**Problem to work on:**
Count the lines below that contain the word "with", and give only that number.
━━━━━━━━━━━━━━━━━━━━━━━━━━━━━━
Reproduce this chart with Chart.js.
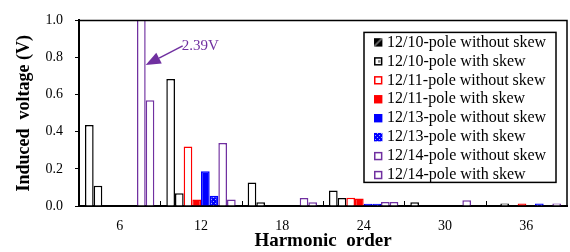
<!DOCTYPE html>
<html><head><meta charset="utf-8">
<script src="https://cdn.jsdelivr.net/npm/chart.js@4/dist/chart.umd.min.js"></script>
<style>html,body{margin:0;padding:0;background:#fff;}#wrap{width:570px;height:252px;}</style>
</head><body><div id="wrap"><canvas id="c" width="570" height="252"></canvas></div>
<script>
// ---- data ----
const categories = ['6', '12', '18', '24', '30', '36'];
const s10NoSkew  = [0.437, 0.684, 0.126, 0.083, 0.02, 0];
const s10Skew    = [0.109, 0.069, 0.02, 0.043, 0, 0.013];
const s11NoSkew  = [0, 0.32, 0, 0.045, 0, 0];
const s11Skew    = [0, 0.035, 0, 0.04, 0, 0.013];
const s13NoSkew  = [0, 0.187, 0, 0.012, 0, 0];
const s13Skew    = [0, 0.055, 0, 0.012, 0, 0.013];
const s14NoSkew  = [2.39, 0.34, 0.043, 0.022, 0.031, 0];
const s14Skew    = [0.57, 0.035, 0.02, 0.022, 0, 0.013];
const seriesNames = [
  '12/10-pole without skew', '12/10-pole with skew',
  '12/11-pole without skew', '12/11-pole with skew',
  '12/13-pole without skew', '12/13-pole with skew',
  '12/14-pole without skew', '12/14-pole with skew'
];
const yTicks = [0, 0.2, 0.4, 0.6, 0.8, 1.0];
const peakLabel = '2.39V';

const PURPLE = '#7030A0', RED = '#FF0000', BLUE = '#0000FF';
const SERIF = '"Liberation Serif", "Times New Roman", serif';

// dotted blue pattern for 12/13 with skew
function bluePattern() {
  const p = document.createElement('canvas'); p.width = 4; p.height = 4;
  const g = p.getContext('2d');
  g.fillStyle = BLUE; g.fillRect(0, 0, 4, 4);
  g.fillStyle = '#9fa8ff'; g.fillRect(1, 1, 1, 1); g.fillRect(3, 3, 1, 1);
  return g.createPattern(p, 'repeat');
}
const ctx0 = document.getElementById('c').getContext('2d');
const bluePat = bluePattern(ctx0);

const styles = [
  {bg: '#ffffff', border: '#000000'},
  {bg: '#ffffff', border: '#000000'},
  {bg: '#ffffff', border: RED},
  {bg: RED, border: RED},
  {bg: BLUE, border: BLUE},
  {bg: bluePat, border: BLUE},
  {bg: '#ffffff', border: PURPLE},
  {bg: '#ffffff', border: PURPLE}
];
const allSeries = [s10NoSkew, s10Skew, s11NoSkew, s11Skew, s13NoSkew, s13Skew, s14NoSkew, s14Skew];

const datasets = allSeries.map((d, i) => ({
  label: seriesNames[i],
  data: d,
  backgroundColor: styles[i].bg,
  borderColor: styles[i].border,
  borderWidth: 1.5,
  categoryPercentage: 0.853,
  barPercentage: 1.0
}));

const decor = {
  id: 'decor',
  afterDatasetsDraw(chart) {
    const {ctx, chartArea: ca, scales} = chart;
    const xs = scales.x, ys = scales.y;
    ctx.save();
    // frame top/right
    ctx.strokeStyle = '#000'; ctx.lineWidth = 1.5;
    ctx.beginPath();
    ctx.moveTo(ca.left, ca.top); ctx.lineTo(ca.right, ca.top); ctx.lineTo(ca.right, ca.bottom);
    ctx.stroke();
    // inward tick marks at category boundaries
    ctx.lineWidth = 1;
    const n = categories.length;
    for (let i = 1; i < n; i++) {
      const xp = Math.round((xs.getPixelForValue(i - 1) + xs.getPixelForValue(i)) / 2) + 0.5;
      ctx.beginPath(); ctx.moveTo(xp, ca.bottom); ctx.lineTo(xp, ca.bottom - 5); ctx.stroke();
    }
    // annotation arrow for the clipped peak
    const meta = chart.getDatasetMeta(6);
    const el = meta.data[0];
    const tipX = el.x + el.width / 2;
    const tipY = ys.getPixelForValue(0.76);
    const sx = tipX + 37, sy = tipY - 19;
    const ang = Math.atan2(sy - tipY, sx - tipX);
    const L = 15, W = 6;
    const bx = tipX + Math.cos(ang) * L, by = tipY + Math.sin(ang) * L;
    ctx.strokeStyle = PURPLE; ctx.fillStyle = PURPLE; ctx.lineWidth = 1.5;
    ctx.beginPath(); ctx.moveTo(sx, sy); ctx.lineTo(bx, by); ctx.stroke();
    ctx.beginPath();
    ctx.moveTo(tipX, tipY);
    ctx.lineTo(bx - Math.sin(ang) * W, by + Math.cos(ang) * W);
    ctx.lineTo(bx + Math.sin(ang) * W, by - Math.cos(ang) * W);
    ctx.closePath(); ctx.fill();
    ctx.font = '15px ' + SERIF;
    ctx.textBaseline = 'alphabetic'; ctx.textAlign = 'left';
    ctx.fillText(peakLabel, tipX + 36, tipY - 15);
    // legend box
    const lx = ca.right - 203, ly = ca.top + 12, lw = 192, lh = 150;
    ctx.fillStyle = '#fff'; ctx.fillRect(lx, ly, lw, lh);
    ctx.strokeStyle = '#000'; ctx.lineWidth = 1.5; ctx.strokeRect(lx, ly, lw, lh);
    ctx.font = '16px ' + SERIF; ctx.textBaseline = 'middle';
    seriesNames.forEach((name, i) => {
      const cy = ly + 10 + i * 18.95;
      const bx0 = lx + 10, by0 = cy - 4.2, s = 8.4;
      const st = styles[i];
      if (i === 0) {
        const g = ctx.createLinearGradient(bx0, by0, bx0 + s, by0 + s);
        g.addColorStop(0, '#000'); g.addColorStop(0.35, '#000'); g.addColorStop(0.5, '#777'); g.addColorStop(0.62, '#000'); g.addColorStop(1, '#000');
        ctx.fillStyle = g; ctx.fillRect(bx0, by0, s, s);
      } else if (st.bg === '#ffffff') {
        ctx.fillStyle = '#fff'; ctx.fillRect(bx0, by0, s, s);
        ctx.strokeStyle = st.border; ctx.lineWidth = 1.5;
        ctx.strokeRect(bx0 + 0.75, by0 + 0.75, s - 1.5, s - 1.5);
        if (i === 1) { ctx.fillStyle = '#888'; ctx.fillRect(bx0 + 4, by0 + 3, 2.5, 2.5); }
      } else {
        ctx.fillStyle = st.bg; ctx.fillRect(bx0, by0, s, s);
      }
      ctx.fillStyle = '#000';
      ctx.fillText(name, lx + 23, cy);
    });
    ctx.restore();
  }
};

new Chart(document.getElementById('c'), {
  type: 'bar',
  data: {labels: categories, datasets},
  options: {
    responsive: false,
    animation: false,
    layout: {padding: {top: 12, right: 3, left: 0, bottom: 0}},
    plugins: {legend: {display: false}, tooltip: {enabled: false}},
    scales: {
      x: {
        grid: {display: false, drawTicks: false},
        border: {display: true, color: '#000', width: 2},
        ticks: {color: '#000', font: {family: SERIF, size: 14}, padding: 12, maxRotation: 0},
        title: {display: true, text: 'Harmonic  order', color: '#000',
                font: {family: SERIF, size: 19, weight: 'bold'}, padding: {top: 0, bottom: 0}},
        afterFit(s) { s.height = 46; }
      },
      y: {
        min: 0, max: 1,
        afterBuildTicks(s) { s.ticks = yTicks.map(v => ({value: v})); },
        grid: {drawOnChartArea: false, drawTicks: true, tickLength: 4, color: '#000'},
        border: {display: true, color: '#000', width: 2},
        ticks: {color: '#000', font: {family: SERIF, size: 14}, padding: 12,
                callback: v => Number(v).toFixed(1)},
        title: {display: true, text: 'Induced  voltage (V)', color: '#000',
                font: {family: SERIF, size: 18, weight: 'bold'}, padding: {top: 14, bottom: 0}},
        afterFit(s) { s.width = 79; }
      }
    }
  },
  plugins: [decor]
});
</script></body></html>
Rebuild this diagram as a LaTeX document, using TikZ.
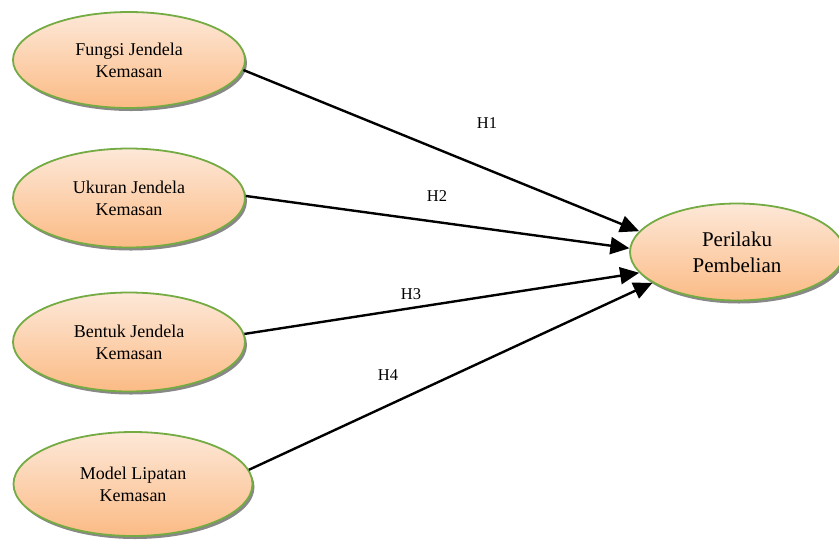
\documentclass[tikz,border=0pt]{standalone}
\usepackage{fontspec}
\setmainfont{Liberation Serif}
\usetikzlibrary{shapes.geometric,arrows.meta,shadows}
\definecolor{topfill}{HTML}{FDE8D8}
\definecolor{botfill}{HTML}{FBBB85}
\definecolor{rimgreen}{HTML}{74AB43}
\tikzset{
  var/.style={ellipse, draw=rimgreen, line width=1.8pt, top color=topfill, bottom color=botfill,
    align=center, inner sep=0pt, text=black,
    drop shadow={shadow xshift=2pt, shadow yshift=-3pt, fill=black!55, opacity=0.85}},
  leftvar/.style={var, minimum width=232pt, minimum height=96pt, font=\fontsize{18}{22}\selectfont},
  link/.style={line width=2.4pt, -{Triangle[length=19pt,width=17pt]}},
  hyp/.style={font=\fontsize{16.5}{20}\selectfont, inner sep=0pt}
}
\begin{document}
\begin{tikzpicture}[x=1pt,y=-1pt]
\useasboundingbox (0,0) rectangle (839,539);
\node[leftvar] (f) at (129,60) {Fungsi Jendela\\Kemasan};
\node[leftvar, minimum height=99pt] (u) at (129,198) {Ukuran Jendela\\Kemasan};
\node[leftvar, minimum height=99pt] (b) at (129,342) {Bentuk Jendela\\Kemasan};
\node[leftvar, minimum width=239pt, minimum height=104pt] (m) at (133,484) {Model Lipatan\\Kemasan};
\node[var, minimum width=214pt, minimum height=97pt, font=\fontsize{21}{26}\selectfont] (p) at (737,252) {Perilaku\\Pembelian};
\draw[link] (f.-5) -- (p.168);
\draw[link] (u.1) -- (p.178);
\draw[link] (b.4) -- (p.192);
\draw[link] (m.7) -- (p.200);
\node[hyp] (h1) at (487,123) {H1};
\node[hyp] (h2) at (437,196) {H2};
\node[hyp] (h3) at (411,294) {H3};
\node[hyp] (h4) at (388,375) {H4};
\end{tikzpicture}
\end{document}
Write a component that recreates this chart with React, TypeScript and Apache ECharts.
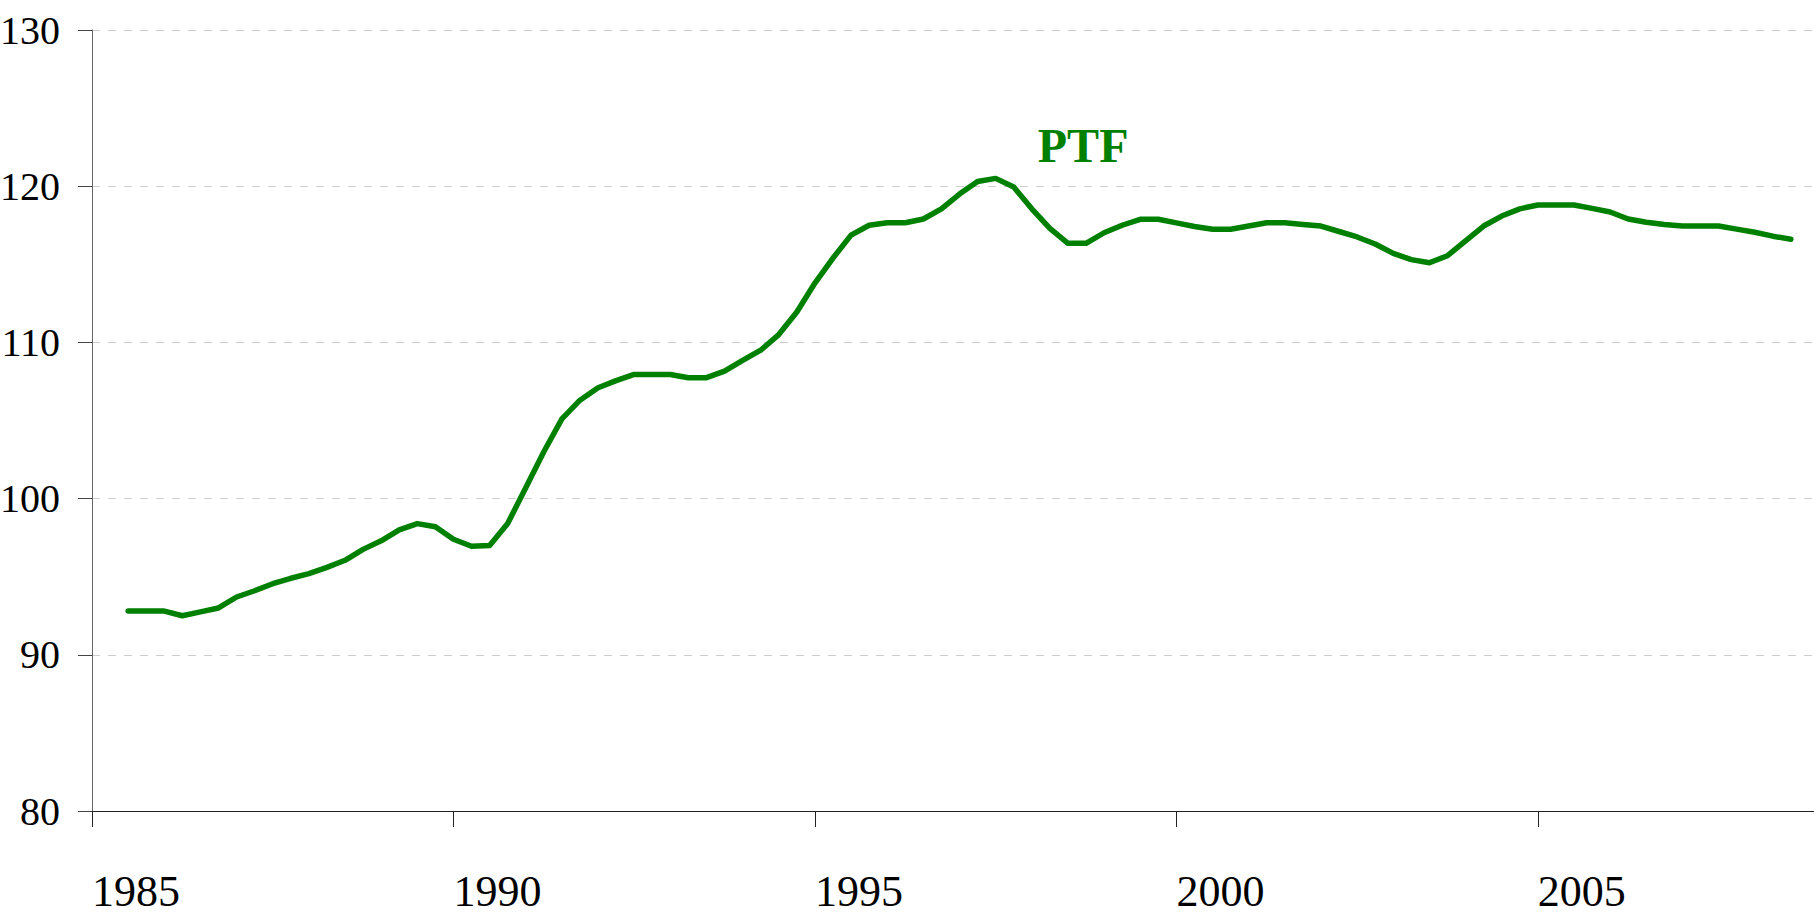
━━━━━━━━━━━━━━━━━━━━━━━━━━━━━━
**Exercise result:**
7